[Set task]: Quote every line of the data below as it stands, omitting pictures.

Charts and diagrams as code
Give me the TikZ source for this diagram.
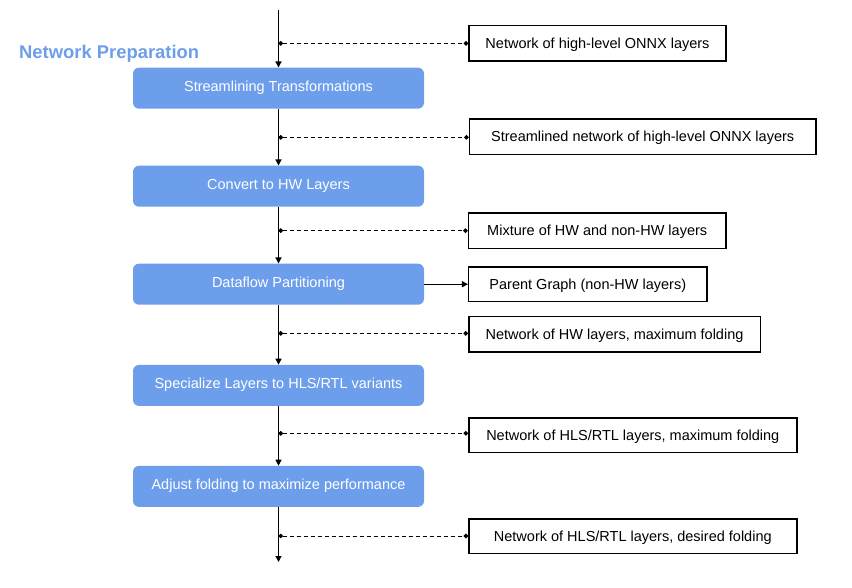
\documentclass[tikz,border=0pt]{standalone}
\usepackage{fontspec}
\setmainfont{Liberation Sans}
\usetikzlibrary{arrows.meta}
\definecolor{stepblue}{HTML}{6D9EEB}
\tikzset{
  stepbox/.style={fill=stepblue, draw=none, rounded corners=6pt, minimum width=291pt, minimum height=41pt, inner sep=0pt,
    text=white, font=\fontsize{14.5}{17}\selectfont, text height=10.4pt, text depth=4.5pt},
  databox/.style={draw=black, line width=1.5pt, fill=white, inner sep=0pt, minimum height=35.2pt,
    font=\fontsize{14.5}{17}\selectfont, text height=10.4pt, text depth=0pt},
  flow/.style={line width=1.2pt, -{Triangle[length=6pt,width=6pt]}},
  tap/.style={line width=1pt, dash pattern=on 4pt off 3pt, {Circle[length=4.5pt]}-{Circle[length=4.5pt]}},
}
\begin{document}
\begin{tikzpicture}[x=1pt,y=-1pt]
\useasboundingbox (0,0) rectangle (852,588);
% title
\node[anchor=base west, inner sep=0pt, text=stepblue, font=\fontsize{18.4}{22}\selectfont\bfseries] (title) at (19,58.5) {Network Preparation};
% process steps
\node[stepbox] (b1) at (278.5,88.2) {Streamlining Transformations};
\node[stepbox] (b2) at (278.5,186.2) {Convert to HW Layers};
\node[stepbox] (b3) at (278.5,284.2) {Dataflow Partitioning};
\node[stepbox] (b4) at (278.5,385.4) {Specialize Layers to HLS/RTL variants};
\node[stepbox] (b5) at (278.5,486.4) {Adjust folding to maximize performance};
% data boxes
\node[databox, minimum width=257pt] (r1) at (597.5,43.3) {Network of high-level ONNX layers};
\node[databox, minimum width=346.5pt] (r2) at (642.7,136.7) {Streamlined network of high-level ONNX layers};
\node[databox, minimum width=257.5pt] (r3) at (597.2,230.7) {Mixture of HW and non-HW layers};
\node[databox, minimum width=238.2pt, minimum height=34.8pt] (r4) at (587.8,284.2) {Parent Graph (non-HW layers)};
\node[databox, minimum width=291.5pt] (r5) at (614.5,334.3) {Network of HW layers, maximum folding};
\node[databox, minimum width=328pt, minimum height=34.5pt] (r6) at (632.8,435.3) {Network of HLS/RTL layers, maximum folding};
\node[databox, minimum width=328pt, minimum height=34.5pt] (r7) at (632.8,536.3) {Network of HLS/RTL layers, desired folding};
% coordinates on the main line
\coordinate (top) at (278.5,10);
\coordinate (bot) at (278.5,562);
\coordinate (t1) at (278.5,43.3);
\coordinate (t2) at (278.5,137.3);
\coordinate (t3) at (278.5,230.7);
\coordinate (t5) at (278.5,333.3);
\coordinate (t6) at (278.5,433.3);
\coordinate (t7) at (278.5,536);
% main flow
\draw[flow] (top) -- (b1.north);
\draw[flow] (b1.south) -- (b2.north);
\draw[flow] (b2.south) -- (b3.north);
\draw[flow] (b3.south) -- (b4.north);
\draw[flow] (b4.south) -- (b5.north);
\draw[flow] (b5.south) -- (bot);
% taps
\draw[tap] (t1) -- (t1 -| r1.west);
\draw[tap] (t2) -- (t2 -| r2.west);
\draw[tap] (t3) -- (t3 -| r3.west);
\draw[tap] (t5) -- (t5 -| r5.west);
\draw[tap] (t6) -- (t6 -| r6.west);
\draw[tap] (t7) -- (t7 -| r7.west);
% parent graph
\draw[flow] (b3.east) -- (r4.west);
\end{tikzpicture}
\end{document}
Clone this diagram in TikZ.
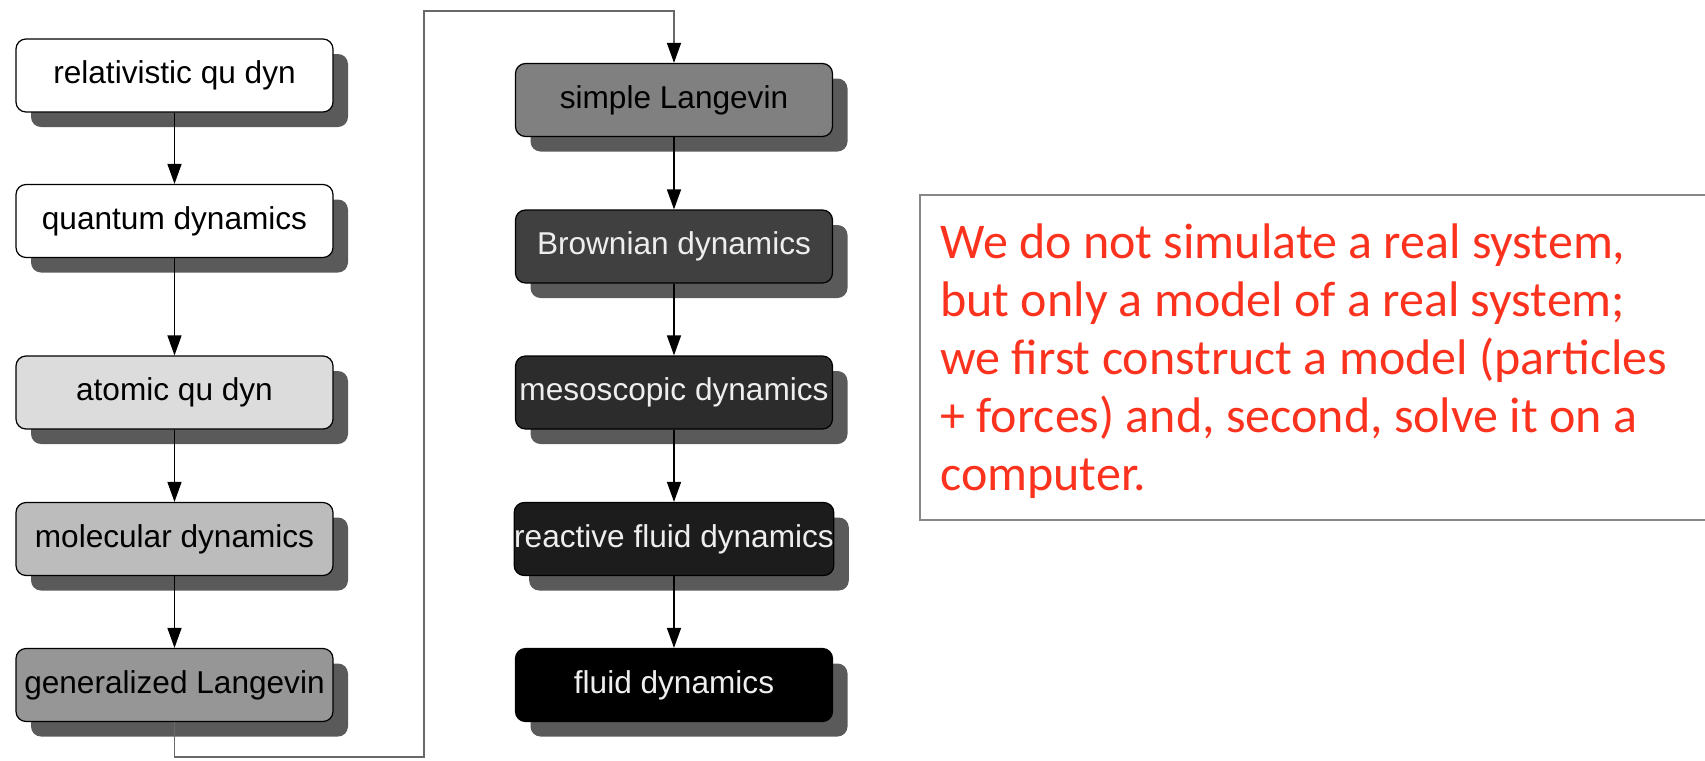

[Answer to the exercise]:
Give me the TikZ source for this diagram.
\documentclass[tikz,border=0pt]{standalone}
\usepackage{fontspec}
\setmainfont{Liberation Sans}
\usetikzlibrary{arrows.meta}
\definecolor{stepblue}{HTML}{6D9EEB}
\tikzset{
  stepbox/.style={fill=stepblue, draw=none, rounded corners=6pt, minimum width=291pt, minimum height=41pt, inner sep=0pt,
    text=white, font=\fontsize{14.5}{17}\selectfont, text height=10.4pt, text depth=4.5pt},
  databox/.style={draw=black, line width=1.5pt, fill=white, inner sep=0pt, minimum height=35.2pt,
    font=\fontsize{14.5}{17}\selectfont, text height=10.4pt, text depth=0pt},
  flow/.style={line width=1.2pt, -{Triangle[length=6pt,width=6pt]}},
  tap/.style={line width=1pt, dash pattern=on 4pt off 3pt, {Circle[length=4.5pt]}-{Circle[length=4.5pt]}},
}
\begin{document}
\begin{tikzpicture}[x=1pt,y=-1pt]
\useasboundingbox (0,0) rectangle (852,588);
% title
\node[anchor=base west, inner sep=0pt, text=stepblue, font=\fontsize{18.4}{22}\selectfont\bfseries] (title) at (19,58.5) {Network Preparation};
% process steps
\node[stepbox] (b1) at (278.5,88.2) {Streamlining Transformations};
\node[stepbox] (b2) at (278.5,186.2) {Convert to HW Layers};
\node[stepbox] (b3) at (278.5,284.2) {Dataflow Partitioning};
\node[stepbox] (b4) at (278.5,385.4) {Specialize Layers to HLS/RTL variants};
\node[stepbox] (b5) at (278.5,486.4) {Adjust folding to maximize performance};
% data boxes
\node[databox, minimum width=257pt] (r1) at (597.5,43.3) {Network of high-level ONNX layers};
\node[databox, minimum width=346.5pt] (r2) at (642.7,136.7) {Streamlined network of high-level ONNX layers};
\node[databox, minimum width=257.5pt] (r3) at (597.2,230.7) {Mixture of HW and non-HW layers};
\node[databox, minimum width=238.2pt, minimum height=34.8pt] (r4) at (587.8,284.2) {Parent Graph (non-HW layers)};
\node[databox, minimum width=291.5pt] (r5) at (614.5,334.3) {Network of HW layers, maximum folding};
\node[databox, minimum width=328pt, minimum height=34.5pt] (r6) at (632.8,435.3) {Network of HLS/RTL layers, maximum folding};
\node[databox, minimum width=328pt, minimum height=34.5pt] (r7) at (632.8,536.3) {Network of HLS/RTL layers, desired folding};
% coordinates on the main line
\coordinate (top) at (278.5,10);
\coordinate (bot) at (278.5,562);
\coordinate (t1) at (278.5,43.3);
\coordinate (t2) at (278.5,137.3);
\coordinate (t3) at (278.5,230.7);
\coordinate (t5) at (278.5,333.3);
\coordinate (t6) at (278.5,433.3);
\coordinate (t7) at (278.5,536);
% main flow
\draw[flow] (top) -- (b1.north);
\draw[flow] (b1.south) -- (b2.north);
\draw[flow] (b2.south) -- (b3.north);
\draw[flow] (b3.south) -- (b4.north);
\draw[flow] (b4.south) -- (b5.north);
\draw[flow] (b5.south) -- (bot);
% taps
\draw[tap] (t1) -- (t1 -| r1.west);
\draw[tap] (t2) -- (t2 -| r2.west);
\draw[tap] (t3) -- (t3 -| r3.west);
\draw[tap] (t5) -- (t5 -| r5.west);
\draw[tap] (t6) -- (t6 -| r6.west);
\draw[tap] (t7) -- (t7 -| r7.west);
% parent graph
\draw[flow] (b3.east) -- (r4.west);
\end{tikzpicture}
\end{document}
Clone this diagram in TikZ.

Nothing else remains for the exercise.